Cuando, la semana próxima, se celebre el solemne funeral por Isabel II, la presencia de las cabezas coronadas de Europa y de los mandatarios del mundo entero constatará que se ha extinguido una manera de entender el mundo. El futuro no es Carlos III, cuyo reinado será, lógicamente, mucho más breve -y sin duda menos fulgurante- que el de su madre: el nuevo monarca del Reino Unido es una figura de transición, que dará paso, esperemos que con fortuna, al mundo de su hijo, Guillermo, y su nuera Catalina. El mundo también de la princesa de Asturias, Leonor. Un mundo que está ahí, a la vuelta de la esquina, pero tan lleno de incógnitas que la idea de una continuidad 'normalizada' resulta difícil de asumir.
Ver el álbum de fotos de lo que ha sido el reinado de Isabel II te transporta a un pasado que ya queda casi en el terreno del cine rancio. Como algunas series dedicadas a personajes coronados, entre ellas una reciente centrada en la figura de Juan Carlos I. Es un pasado que ni volverá ni representa ya siquiera el presente. Nada que ver con lo que viene, y no estoy seguro de que Carlos III, que ni de lejos tiene el carisma misterioso de su madre, lo haya asumido: nada en su trayectoria de los últimos años parece indicarlo, aunque nunca se puede descartar una sorpresa.
¿Serán los años treinta de este siglo los de monarquías asentadas en Europa, los del fin de las amenazas populistas, los del entendimiento entre un Oriente que despega y un Occidente que recula? La prospectiva no da para tanto: ahí tenemos a la monárquica y socialdemócrata Suecia, al borde de caer en brazos de la derecha 'dura'. O lo que puede ocurrir en Italia. O miremos a la Francia de Macron, creando un Consejo para la Refundación de la política. O el surgimiento de nuevas iniciativas políticas en España de las que la de Yolanda Díaz podría ser apenas un ejemplo, menor si se quiere, pero ejemplo al fin.
Contemplo a la tradición británica sacar a pasear sus uniformes y rollsroyces y pienso en Guillermo y Catalina.
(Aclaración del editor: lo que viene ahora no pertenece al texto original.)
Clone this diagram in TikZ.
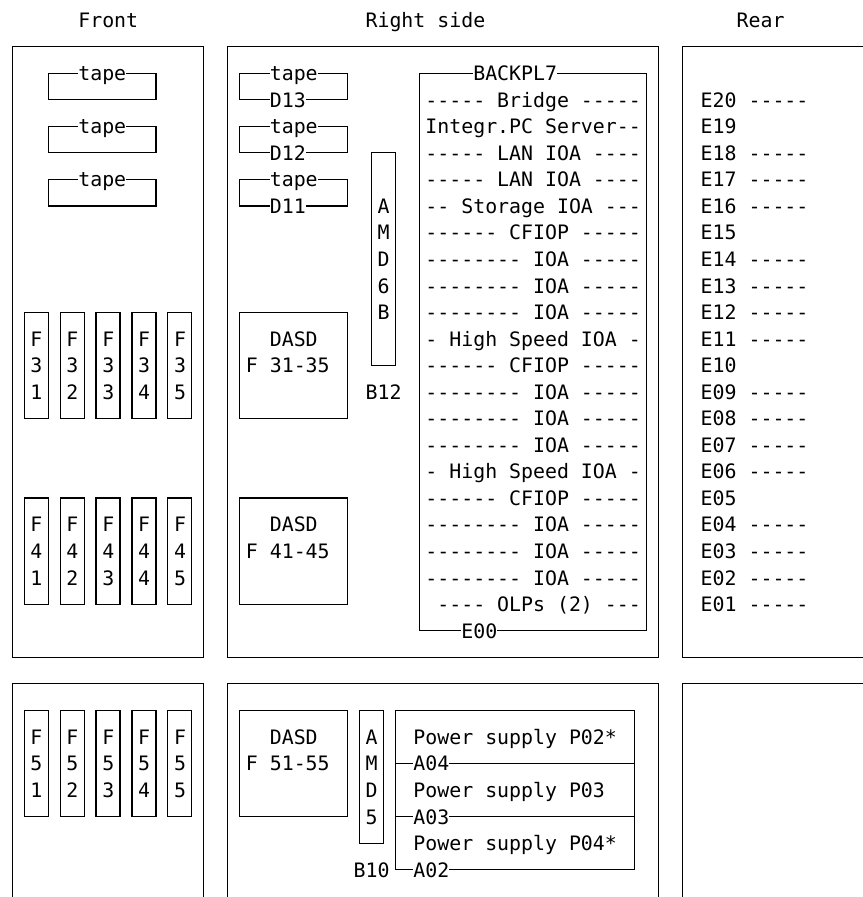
\documentclass[tikz,border=0pt]{standalone}
\usepackage{fontspec}
\newfontfamily\monofam[Ligatures=TeXOff,WordSpace={1,0,0}]{DejaVu Sans Mono}
\newcounter{nc}
\newcommand\tx[4][]{\stepcounter{nc}\node[lbl,#1] (t\arabic{nc}) at (#2-0.5,#3+0.28) {#4};}
\begin{document}
\begin{tikzpicture}[x=11.97pt,y=-26.55pt,
  frame/.style={draw=black,line width=1.2pt},
  lbl/.style={font=\monofam\fontsize{19.88pt}{20pt}\selectfont,inner sep=0pt,anchor=base west},
  cut/.style={fill=white}]
\useasboundingbox (-1.0276,-0.759) rectangle (71.07,33.03);
% headers
\tx{6}{0}{Front}
\tx{30}{0}{Right side}
\tx{61}{0}{Rear}
% upper big boxes
\draw[frame] (0,1) rectangle (16,24);
\draw[frame] (18,1) rectangle (54,24);
\draw[frame] (71.2,1) -- (56,1) -- (56,24) -- (71.2,24);
% lower big boxes
\draw[frame] (0,33.2) -- (0,25) -- (16,25) -- (16,33.2);
\draw[frame] (18,33.2) -- (18,25) -- (54,25) -- (54,33.2);
\draw[frame] (56,33.2) -- (56,25) -- (71.2,25);
% front tapes
\foreach \r in {2,4,6}{
  \draw[frame] (3,\r) rectangle (12,\r+1);
  \tx[cut]{6}{\r}{tape}
}
% right side tapes
\foreach \r/\d in {2/D13,4/D12,6/D11}{
  \draw[frame] (19,\r) rectangle (28,\r+1);
  \tx[cut]{22}{\r}{tape}
  \tx[cut]{22}{\r+1}{\d}
}
% AMD6B
\draw[frame] (30,5) rectangle (32,13);
\foreach \c [count=\k from 7] in {A,M,D,6,B}{\tx{31}{\k}{\c}}
\tx{30}{14}{B12}
% BACKPL7
\draw[frame] (34,2) rectangle (53,23);
\tx[cut]{39}{2}{BACKPL7}
\tx[cut]{38}{23}{E00}
\tx{35}{3}{----- Bridge -----}
\tx{35}{4}{Integr.PC Server--}
\tx{35}{5}{----- LAN IOA ----}
\tx{35}{6}{----- LAN IOA ----}
\tx{35}{7}{-- Storage IOA ---}
\tx{35}{8}{------ CFIOP -----}
\tx{35}{9}{-------- IOA -----}
\tx{35}{10}{-------- IOA -----}
\tx{35}{11}{-------- IOA -----}
\tx{35}{12}{- High Speed IOA -}
\tx{35}{13}{------ CFIOP -----}
\tx{35}{14}{-------- IOA -----}
\tx{35}{15}{-------- IOA -----}
\tx{35}{16}{-------- IOA -----}
\tx{35}{17}{- High Speed IOA -}
\tx{35}{18}{------ CFIOP -----}
\tx{35}{19}{-------- IOA -----}
\tx{35}{20}{-------- IOA -----}
\tx{35}{21}{-------- IOA -----}
\tx{36}{22}{---- OLPs (2) ---}
% rear E list
\foreach \e/\s [count=\k from 3] in {E20/{ -----},E19/{},E18/{ -----},E17/{ -----},E16/{ -----},E15/{},E14/{ -----},E13/{ -----},E12/{ -----},E11/{ -----},E10/{},E09/{ -----},E08/{ -----},E07/{ -----},E06/{ -----},E05/{},E04/{ -----},E03/{ -----},E02/{ -----},E01/{ -----}}{
  \tx{58}{\k}{\e\s}
}
% F3x, F4x, F5x
\foreach \top/\n in {11/3,18/4,26/5}{
  \foreach \i in {1,...,5}{
    \draw[frame] ({3*\i-2},\top) rectangle ({3*\i},\top+4);
    \tx{3*\i-1}{\top+1}{F}
    \tx{3*\i-1}{\top+2}{\n}
    \tx{3*\i-1}{\top+3}{\i}
  }
}
% DASD boxes
\foreach \top/\lab in {11/{F 31-35},18/{F 41-45},26/{F 51-55}}{
  \draw[frame] (19,\top) rectangle (28,\top+4);
  \tx{22}{\top+1}{DASD}
  \tx{20}{\top+2}{\lab}
}
% AMD5
\draw[frame] (29,26) rectangle (31,31);
\foreach \c [count=\k from 27] in {A,M,D,5}{\tx{30}{\k}{\c}}
\tx{29}{32}{B10}
% power supplies
\draw[frame] (32,26) rectangle (52,32);
\draw[frame] (32,28) -- (52,28);
\draw[frame] (32,30) -- (52,30);
\tx{34}{27}{Power supply P02*}
\tx{34}{29}{Power supply P03}
\tx{34}{31}{Power supply P04*}
\tx[cut]{34}{28}{A04}
\tx[cut]{34}{30}{A03}
\tx[cut]{34}{32}{A02}
\end{tikzpicture}
\end{document}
O en Victoria de Suecia. Y también, cómo no, en nuestra Leonor, a quien la noticia del fallecimiento de 'la prima Lilibeth' sorprendió en su lejano internado de Gales. Ella es la más joven de los herederos citados, pero tendrá que compartir la misma era, hoy de perspectivas tan inciertas. La 'tormenta perfecta' que se abate sobre el mundo, amenazado por el populismo contra las migraciones, por la hegemonía económica china y por el belicismo ruso, hace necesarios métodos nuevos, soluciones radicalmente distintas, planteamientos valientes que busquen consolidar un porvenir más democrático y seguro para nuestros hijos y nietos, esos que tienen la edad de Guillermo y Catalina o de Leonor de Borbón.
Claro que no digo que las monarquías no sirvan para transitar por esta nueva era que se ha abierto ante nuestros pies, acostumbrados a caminar por senderos trillados. Nada de eso: lo que digo es que hemos de acostumbrarnos a la evidencia que podría tener como más reciente escenario el hecho de que un pedazo del mundo tan significativo como el Reino Unido haya mudado en la misma semana a su jefa del Estado y a su 'peculiar' primer ministro, tratando, al tiempo, de mantener sus tradiciones. Y todo lo que a continuación viene. ¿Será posible intentar seguir gobernando como si nada ocurriera, con las mismas premisas, idéntica visión cortoplacista, con los esquemas bipolares de siempre? Veo las ceremonias en Buckingham Palace y me convenzo aún más, por si fuera necesario, de que de ningún modo: el siglo XXI comenzó de veras este sábado.